I assume the 45 fps is based on image size per second vs either gpu memory clock or pci-e bottlenecking?
 

LRGee

Honorable
Jul 18, 2015
17
0
10,510
This is a bit dated but still about right.
https://www.tomshardware.com/reviews/ssd-raid-benchmark,3485-10.html

EDIT using a old poor 9590 stressing over a SSD would be the last thing I would do.
OS: on single ssd.
Games:RAID 0
Photos: RAID 1 with 2x 2tbs Baracuda HDD
Video: in raid 1 then swap in RAID 0
I originaly bought 4 adata 128go ssd's 30$ each but i burned one quickly. I swapped to 1 sdd for my os and 2 ssd raid zero for games.

With no BIOS settings i can't tell. Even tho compatibility wasn't 100% i seen some insane transfer speed
 

DSzymborski

Titan
Moderator
RAID is great for large sequential transfers of data that you don't care about (you need a separate backup for that).

Games and OS use isn't that at all. You'll get lots of nice benchmark numbers, but it's additional complexity that will be basically meaningless on a day-to-day level.

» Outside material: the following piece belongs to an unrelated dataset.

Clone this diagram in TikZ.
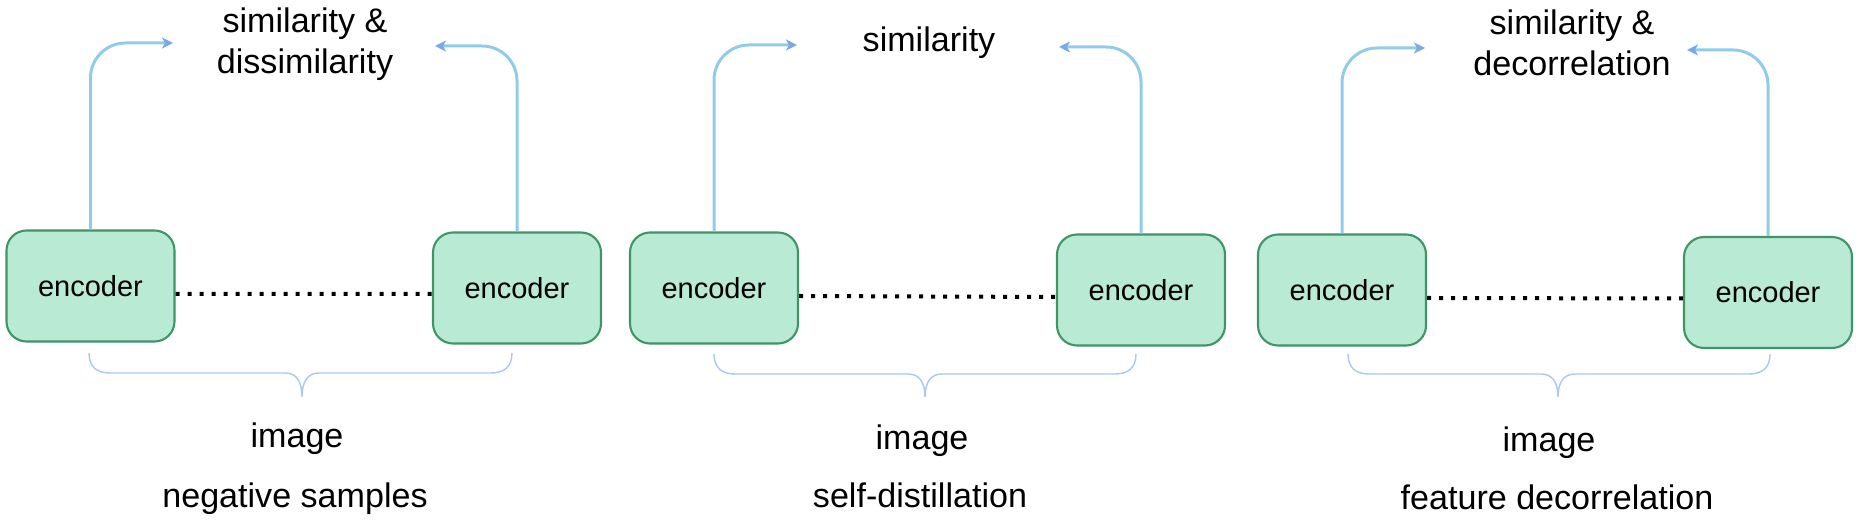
\documentclass[tikz,border=0pt]{standalone}
\usepackage{fontspec}
\setmainfont{Liberation Sans}
\usetikzlibrary{arrows.meta}

\definecolor{encfill}{HTML}{B9EAD3}
\definecolor{encdraw}{HTML}{3F9468}
\definecolor{flowblue}{HTML}{90CBEC}
\definecolor{tipblue}{HTML}{78AAE6}
\definecolor{braceblue}{HTML}{A9C7F4}

\tikzset{
  encbox/.style={draw=encdraw, fill=encfill, line width=0.6pt, rounded corners=0.2cm,
    minimum width=1.68cm, minimum height=1.11cm, inner sep=0pt,
    font=\fontsize{8.25}{10}\selectfont},
  flowline/.style={draw=flowblue, line width=0.85pt, rounded corners=0.35cm,
    -{Stealth[length=1.1mm,width=1.1mm,inset=0.3mm,color=tipblue]}},
  dotline/.style={line width=0.04cm, dash pattern=on 0.04cm off 0.08cm},
  bracepath/.style={draw=braceblue, line width=0.4pt},
  txt/.style={font=\fontsize{9.7}{11.7}\selectfont, align=center, anchor=base, inner sep=0pt},
}

\begin{document}
\begin{tikzpicture}
    \useasboundingbox (0,0) rectangle (18.63,5.23);

    % negative samples
    \node[encbox] (e1a) at (0.905,2.37) {encoder};
    \node[encbox] (e1b) at (5.17,2.35) {encoder};
    \draw[dotline] ([yshift=-0.08cm]e1a.east) -- ([yshift=-0.06cm]e1b.west);
    \coordinate (s1l) at (1.73,4.80);
    \coordinate (s1r) at (4.35,4.77);
    \draw[flowline] (e1a.north) |- (s1l);
    \draw[flowline] (e1b.north) |- (s1r);
    \node[txt] (t1) at (3.05,4.49) {similarity \&\\dissimilarity};
    \draw[bracepath] (0.89,1.70) .. controls (0.89,1.56) and (0.97,1.50) .. (1.10,1.50) -- (2.85,1.50)
        .. controls (2.96,1.50) and (3.02,1.42) .. (3.02,1.26) .. controls (3.02,1.42) and (3.08,1.50) .. (3.19,1.50)
        -- (4.91,1.50) .. controls (5.04,1.50) and (5.12,1.56) .. (5.12,1.70);
    \node[txt] (i1) at (2.97,0.75) {image};
    \node[txt] (c1) at (2.95,0.15) {negative samples};

    % self-distillation
    \node[encbox] (e2a) at (7.14,2.35) {encoder};
    \node[encbox] (e2b) at (11.41,2.33) {encoder};
    \draw[dotline] ([yshift=-0.08cm]e2a.east) -- ([yshift=-0.07cm]e2b.west);
    \coordinate (s2l) at (7.97,4.78);
    \coordinate (s2r) at (10.59,4.76);
    \draw[flowline] (e2a.north) |- (s2l);
    \draw[flowline] (e2b.north) |- (s2r);
    \node[txt] (t2) at (9.29,4.71) {similarity};
    \draw[bracepath] (7.14,1.69) .. controls (7.14,1.55) and (7.22,1.49) .. (7.35,1.49) -- (9.08,1.49)
        .. controls (9.19,1.49) and (9.25,1.41) .. (9.25,1.26) .. controls (9.25,1.41) and (9.31,1.49) .. (9.42,1.49)
        -- (11.15,1.49) .. controls (11.28,1.49) and (11.36,1.55) .. (11.36,1.69);
    \node[txt] (i2) at (9.22,0.73) {image};
    \node[txt] (c2) at (9.20,0.15) {self-distillation};

    % feature decorrelation
    \node[encbox] (e3a) at (13.42,2.33) {encoder};
    \node[encbox] (e3b) at (17.68,2.305) {encoder};
    \draw[dotline] ([yshift=-0.08cm]e3a.east) -- ([yshift=-0.06cm]e3b.west);
    \coordinate (s3l) at (14.25,4.75);
    \coordinate (s3r) at (16.87,4.73);
    \draw[flowline] (e3a.north) |- (s3l);
    \draw[flowline] (e3b.north) |- (s3r);
    \node[txt] (t3) at (15.72,4.47) {similarity \&\\decorrelation};
    \draw[bracepath] (13.48,1.69) .. controls (13.48,1.55) and (13.56,1.49) .. (13.69,1.49) -- (15.41,1.49)
        .. controls (15.52,1.49) and (15.58,1.41) .. (15.58,1.26) .. controls (15.58,1.41) and (15.64,1.49) .. (15.75,1.49)
        -- (17.49,1.49) .. controls (17.62,1.49) and (17.70,1.55) .. (17.70,1.69);
    \node[txt] (i3) at (15.49,0.71) {image};
    \node[txt] (c3) at (15.57,0.13) {feature decorrelation};
\end{tikzpicture}
\end{document}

I understand that you're hot rodding, not trying to make something actually good, but again, just make sure your expectations are realistic. You'd get far better actual performance simply dropping your 290X into a $400 build.
 

Karadjgne

Titan
Ambassador
Games use extremely small files, most of them are just objects like a gun or pair of socks or a hair-do etc. Just a couple of Kb, with very few actually hitting the Mb size. As a result, for actual gaming, there's very little difference between a HDD and NVMe. The differences are only evident in the load times, even between SSD and HDD. The time it takes to move a Million of those tiny files from storage into ram, or the time it takes to load the massive amounts of data for maps/backgrounds.

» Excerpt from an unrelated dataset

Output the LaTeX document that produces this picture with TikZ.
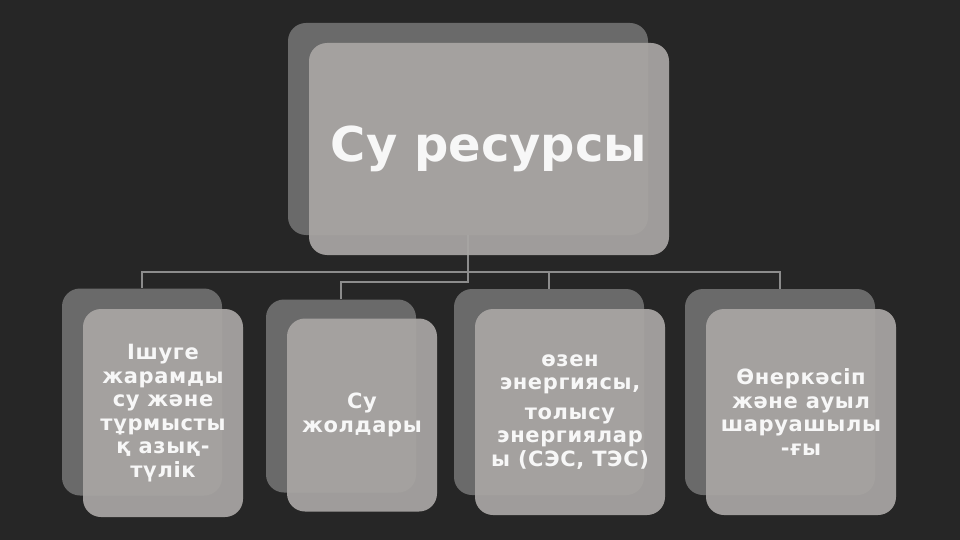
\documentclass[tikz,border=0pt]{standalone}
\usepackage{fontspec}
\setmainfont{DejaVu Sans}
\newfontfamily\cardfont[LetterSpace=3]{DejaVu Sans}
\definecolor{slide}{HTML}{262626}
\definecolor{backcard}{HTML}{6A6A6A}
\definecolor{frontcard}{HTML}{A9A6A4}
\definecolor{linkgray}{HTML}{8C8C8C}
\tikzset{
  back/.style={fill=backcard, rounded corners=18pt, inner sep=0pt},
  front/.style={fill=frontcard, fill opacity=0.93, text opacity=1, text=white!97!black,
    rounded corners=18pt, inner sep=0pt, align=center,
    font=\cardfont\bfseries\fontsize{21}{23.5}\selectfont},
  link/.style={draw=linkgray, line width=2.2pt}
}
\begin{document}
\begin{tikzpicture}[x=1pt,y=-1pt]
\fill[slide] (0,0) rectangle (960,540);
\useasboundingbox (0,0) rectangle (960,540);
% back cards
\node[back, minimum width=360pt, minimum height=212pt] (top-back) at (468,129) {};
\foreach \name/\x/\y/\w/\h in
{b1/142/392/160/207, b2/341/396/150/193, b3/549/392/190/206, b4/780/392/190/206}
\node[back, minimum width=\w pt, minimum height=\h pt] (\name-back) at (\x,\y) {};
% connectors
\coordinate (bus) at (468,272);
\draw[link] (top-back.south) -- (bus);
\foreach \k in {1,3,4}
\draw[link] (bus) -| (b\k-back.north);
\draw[link] (bus) -- ++(0,10) -| (b2-back.north);
% front cards
\node[front, minimum width=360pt, minimum height=212pt, font=\bfseries\fontsize{48}{58}\selectfont] (top) at (489,149) {Су ресурсы};
\foreach \name/\x/\y/\w/\h/\txt in
{
b1/163/413/160/208/{Ішуге\\жарамды\\су және\\тұрмысты\\қ азық-\\түлік},
b2/362/415/150/193/{Су\\жолдары},
b3/570/412/190/206/{өзен\\энергиясы,\\[6pt]толысу\\энергиялар\\ы (СЭС, ТЭС)},
b4/801/412/190/206/{Өнеркәсіп\\және ауыл\\шаруашылы\\-ғы}}
\node[front, minimum width=\w pt, minimum height=\h pt] (\name) at (\x,\y) {\txt};
\end{tikzpicture}
\end{document}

This affects drop times, when loading maps in CSGO, instead of waiting 5 seconds to drop with ssd, it takes 30 seconds and half the team is already gone and/or dead by the time you can move. It affects Skyrim, a walk through a door outside into a city takes 10 seconds on ssd or upto 2 minutes from hdd depending on mods etc.

That makes the gaming experience lousy. Even if the game itself is fun.

Your typical hdd has a transfer rate of @ 120MB/s.
Your typical ssd has a transfer rate of @ 450MB/s.
Even running Raid, you'd still take twice as long to load anything as a single cheap ssd. It'll have very little if any affect on games, all that's already in cache/ram memory, it'll be the load times that are cut down, but still drastically slower than an SSD. Even an SSHD hybrid drive would be faster.